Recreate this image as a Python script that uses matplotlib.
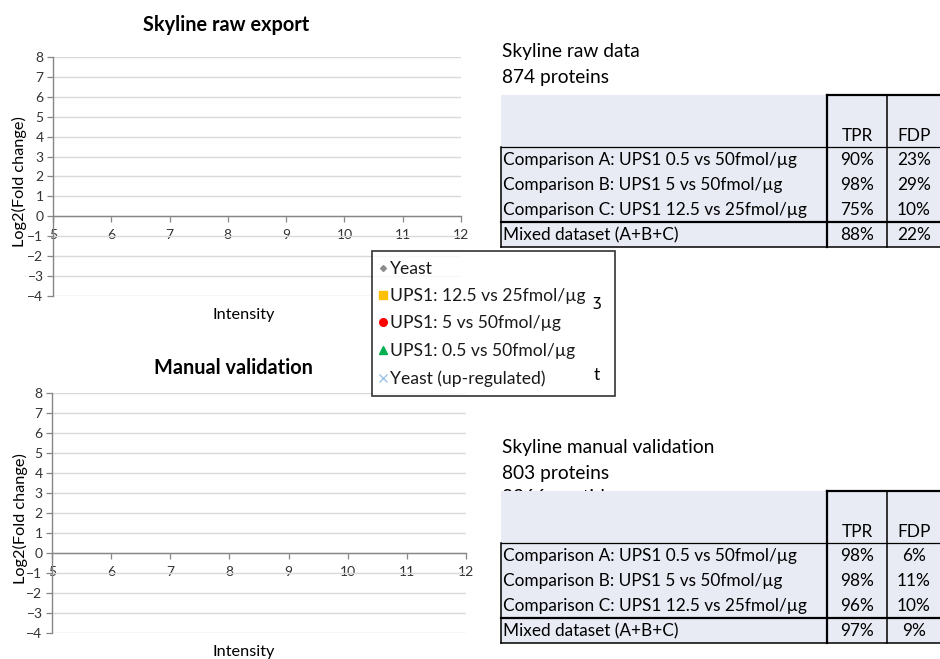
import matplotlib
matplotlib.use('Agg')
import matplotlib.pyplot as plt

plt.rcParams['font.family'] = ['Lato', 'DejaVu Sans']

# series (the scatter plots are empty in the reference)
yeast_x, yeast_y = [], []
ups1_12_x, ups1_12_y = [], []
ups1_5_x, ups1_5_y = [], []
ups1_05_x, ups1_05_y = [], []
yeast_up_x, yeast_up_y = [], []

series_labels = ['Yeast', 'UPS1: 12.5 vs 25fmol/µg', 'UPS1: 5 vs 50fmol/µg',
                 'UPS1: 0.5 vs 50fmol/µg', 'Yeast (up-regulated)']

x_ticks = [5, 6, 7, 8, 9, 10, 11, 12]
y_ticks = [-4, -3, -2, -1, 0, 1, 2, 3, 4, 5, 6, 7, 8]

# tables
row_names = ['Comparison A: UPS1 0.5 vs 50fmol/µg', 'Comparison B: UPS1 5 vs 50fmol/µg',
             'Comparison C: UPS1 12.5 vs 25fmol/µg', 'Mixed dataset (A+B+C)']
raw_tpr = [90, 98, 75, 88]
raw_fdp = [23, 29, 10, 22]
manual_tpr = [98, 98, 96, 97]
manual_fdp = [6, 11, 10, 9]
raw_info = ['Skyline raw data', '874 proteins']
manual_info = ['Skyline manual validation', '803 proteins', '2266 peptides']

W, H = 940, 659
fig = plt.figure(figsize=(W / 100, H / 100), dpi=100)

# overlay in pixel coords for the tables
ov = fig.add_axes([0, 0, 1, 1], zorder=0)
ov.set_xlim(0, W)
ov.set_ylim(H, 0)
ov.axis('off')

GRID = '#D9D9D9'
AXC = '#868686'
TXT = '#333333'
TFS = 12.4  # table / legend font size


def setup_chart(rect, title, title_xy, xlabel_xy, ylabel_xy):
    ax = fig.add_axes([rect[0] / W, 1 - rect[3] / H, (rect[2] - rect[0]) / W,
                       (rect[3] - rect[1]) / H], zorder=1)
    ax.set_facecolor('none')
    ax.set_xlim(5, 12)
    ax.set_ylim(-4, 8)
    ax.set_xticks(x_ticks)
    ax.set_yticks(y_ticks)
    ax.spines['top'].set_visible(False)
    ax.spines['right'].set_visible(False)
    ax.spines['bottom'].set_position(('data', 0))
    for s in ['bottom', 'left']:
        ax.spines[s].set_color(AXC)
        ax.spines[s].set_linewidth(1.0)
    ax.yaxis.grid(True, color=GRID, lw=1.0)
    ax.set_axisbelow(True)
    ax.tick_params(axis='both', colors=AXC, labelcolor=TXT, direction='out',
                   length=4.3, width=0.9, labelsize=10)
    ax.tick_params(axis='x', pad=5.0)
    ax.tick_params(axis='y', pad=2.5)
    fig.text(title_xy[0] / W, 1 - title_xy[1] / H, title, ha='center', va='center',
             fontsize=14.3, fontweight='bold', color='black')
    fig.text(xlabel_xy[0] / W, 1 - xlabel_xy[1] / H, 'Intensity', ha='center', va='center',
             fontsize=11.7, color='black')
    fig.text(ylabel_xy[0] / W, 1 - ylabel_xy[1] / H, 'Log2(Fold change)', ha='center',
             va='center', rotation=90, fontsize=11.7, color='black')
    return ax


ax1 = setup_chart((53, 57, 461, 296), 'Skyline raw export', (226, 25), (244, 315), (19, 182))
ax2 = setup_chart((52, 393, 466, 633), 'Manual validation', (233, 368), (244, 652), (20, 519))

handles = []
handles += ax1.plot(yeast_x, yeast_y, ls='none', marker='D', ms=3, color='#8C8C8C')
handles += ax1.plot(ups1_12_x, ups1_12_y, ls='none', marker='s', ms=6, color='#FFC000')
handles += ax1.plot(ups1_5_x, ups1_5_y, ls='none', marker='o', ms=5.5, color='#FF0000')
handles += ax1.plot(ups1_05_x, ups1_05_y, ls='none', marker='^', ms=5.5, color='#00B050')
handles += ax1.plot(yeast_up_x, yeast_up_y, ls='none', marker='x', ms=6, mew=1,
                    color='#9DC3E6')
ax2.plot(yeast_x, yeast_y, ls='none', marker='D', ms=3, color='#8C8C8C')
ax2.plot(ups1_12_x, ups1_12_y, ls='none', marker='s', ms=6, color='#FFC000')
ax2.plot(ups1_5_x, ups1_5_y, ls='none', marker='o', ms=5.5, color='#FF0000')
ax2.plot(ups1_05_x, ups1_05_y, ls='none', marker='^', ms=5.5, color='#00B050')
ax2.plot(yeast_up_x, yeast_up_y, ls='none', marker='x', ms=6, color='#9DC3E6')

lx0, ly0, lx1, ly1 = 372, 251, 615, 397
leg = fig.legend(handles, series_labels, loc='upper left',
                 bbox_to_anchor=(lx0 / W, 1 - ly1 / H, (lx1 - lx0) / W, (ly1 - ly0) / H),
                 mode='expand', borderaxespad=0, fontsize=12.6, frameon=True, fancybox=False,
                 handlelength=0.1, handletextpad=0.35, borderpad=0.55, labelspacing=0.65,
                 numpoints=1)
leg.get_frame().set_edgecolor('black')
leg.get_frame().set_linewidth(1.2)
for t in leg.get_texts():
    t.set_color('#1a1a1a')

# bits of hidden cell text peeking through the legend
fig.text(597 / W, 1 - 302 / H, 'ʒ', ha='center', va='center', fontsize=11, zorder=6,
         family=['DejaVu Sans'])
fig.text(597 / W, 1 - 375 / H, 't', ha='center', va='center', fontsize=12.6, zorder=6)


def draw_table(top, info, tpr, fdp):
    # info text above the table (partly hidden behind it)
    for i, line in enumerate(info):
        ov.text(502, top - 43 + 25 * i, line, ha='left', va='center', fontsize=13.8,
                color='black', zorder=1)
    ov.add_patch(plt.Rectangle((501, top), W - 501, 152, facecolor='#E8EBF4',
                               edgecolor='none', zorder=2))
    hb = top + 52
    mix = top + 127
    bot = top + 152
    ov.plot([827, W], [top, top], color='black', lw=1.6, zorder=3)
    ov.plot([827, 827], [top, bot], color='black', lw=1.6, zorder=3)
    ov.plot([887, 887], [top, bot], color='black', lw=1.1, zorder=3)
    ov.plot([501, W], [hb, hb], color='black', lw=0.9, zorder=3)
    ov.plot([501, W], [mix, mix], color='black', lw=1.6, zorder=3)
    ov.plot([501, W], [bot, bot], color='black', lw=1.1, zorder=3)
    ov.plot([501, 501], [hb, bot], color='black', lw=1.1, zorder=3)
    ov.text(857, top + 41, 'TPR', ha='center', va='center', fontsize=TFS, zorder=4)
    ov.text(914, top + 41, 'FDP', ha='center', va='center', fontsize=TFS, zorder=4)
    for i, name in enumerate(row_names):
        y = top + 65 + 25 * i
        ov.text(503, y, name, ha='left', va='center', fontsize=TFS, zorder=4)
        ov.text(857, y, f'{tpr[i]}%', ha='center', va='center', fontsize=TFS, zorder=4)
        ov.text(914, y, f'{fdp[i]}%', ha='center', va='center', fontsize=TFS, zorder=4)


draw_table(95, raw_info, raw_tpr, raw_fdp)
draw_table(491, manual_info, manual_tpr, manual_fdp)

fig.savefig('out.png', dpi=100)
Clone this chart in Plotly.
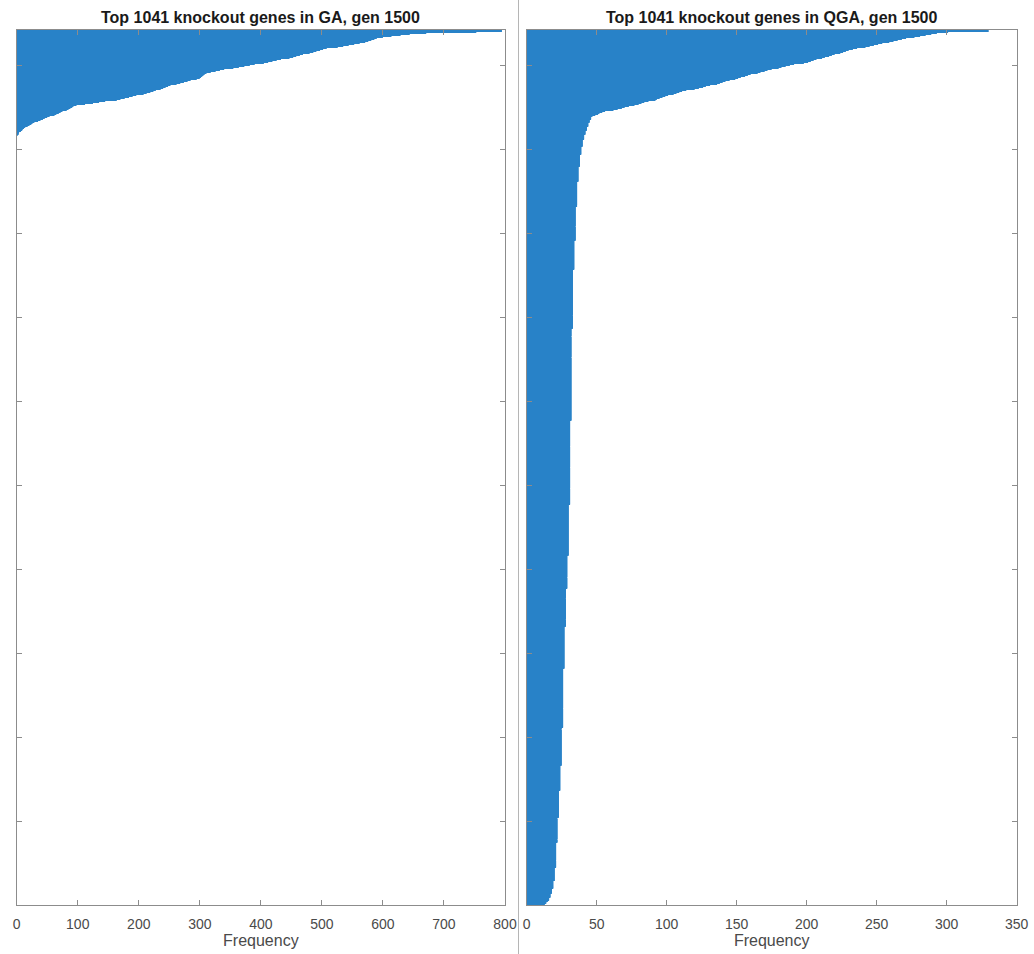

● **PROBLEM TO WORK ON**
Please reproduce the listing exactly from its opening line through the line that contains "manual_info = ['Skyline", both included, with all pictures omitted.

● **RESPONSE**
Recreate this image as a Python script that uses matplotlib.
import matplotlib
matplotlib.use('Agg')
import matplotlib.pyplot as plt

plt.rcParams['font.family'] = ['Lato', 'DejaVu Sans']

# series (the scatter plots are empty in the reference)
yeast_x, yeast_y = [], []
ups1_12_x, ups1_12_y = [], []
ups1_5_x, ups1_5_y = [], []
ups1_05_x, ups1_05_y = [], []
yeast_up_x, yeast_up_y = [], []

series_labels = ['Yeast', 'UPS1: 12.5 vs 25fmol/µg', 'UPS1: 5 vs 50fmol/µg',
                 'UPS1: 0.5 vs 50fmol/µg', 'Yeast (up-regulated)']

x_ticks = [5, 6, 7, 8, 9, 10, 11, 12]
y_ticks = [-4, -3, -2, -1, 0, 1, 2, 3, 4, 5, 6, 7, 8]

# tables
row_names = ['Comparison A: UPS1 0.5 vs 50fmol/µg', 'Comparison B: UPS1 5 vs 50fmol/µg',
             'Comparison C: UPS1 12.5 vs 25fmol/µg', 'Mixed dataset (A+B+C)']
raw_tpr = [90, 98, 75, 88]
raw_fdp = [23, 29, 10, 22]
manual_tpr = [98, 98, 96, 97]
manual_fdp = [6, 11, 10, 9]
raw_info = ['Skyline raw data', '874 proteins']
manual_info = ['Skyline manual validation', '803 proteins', '2266 peptides']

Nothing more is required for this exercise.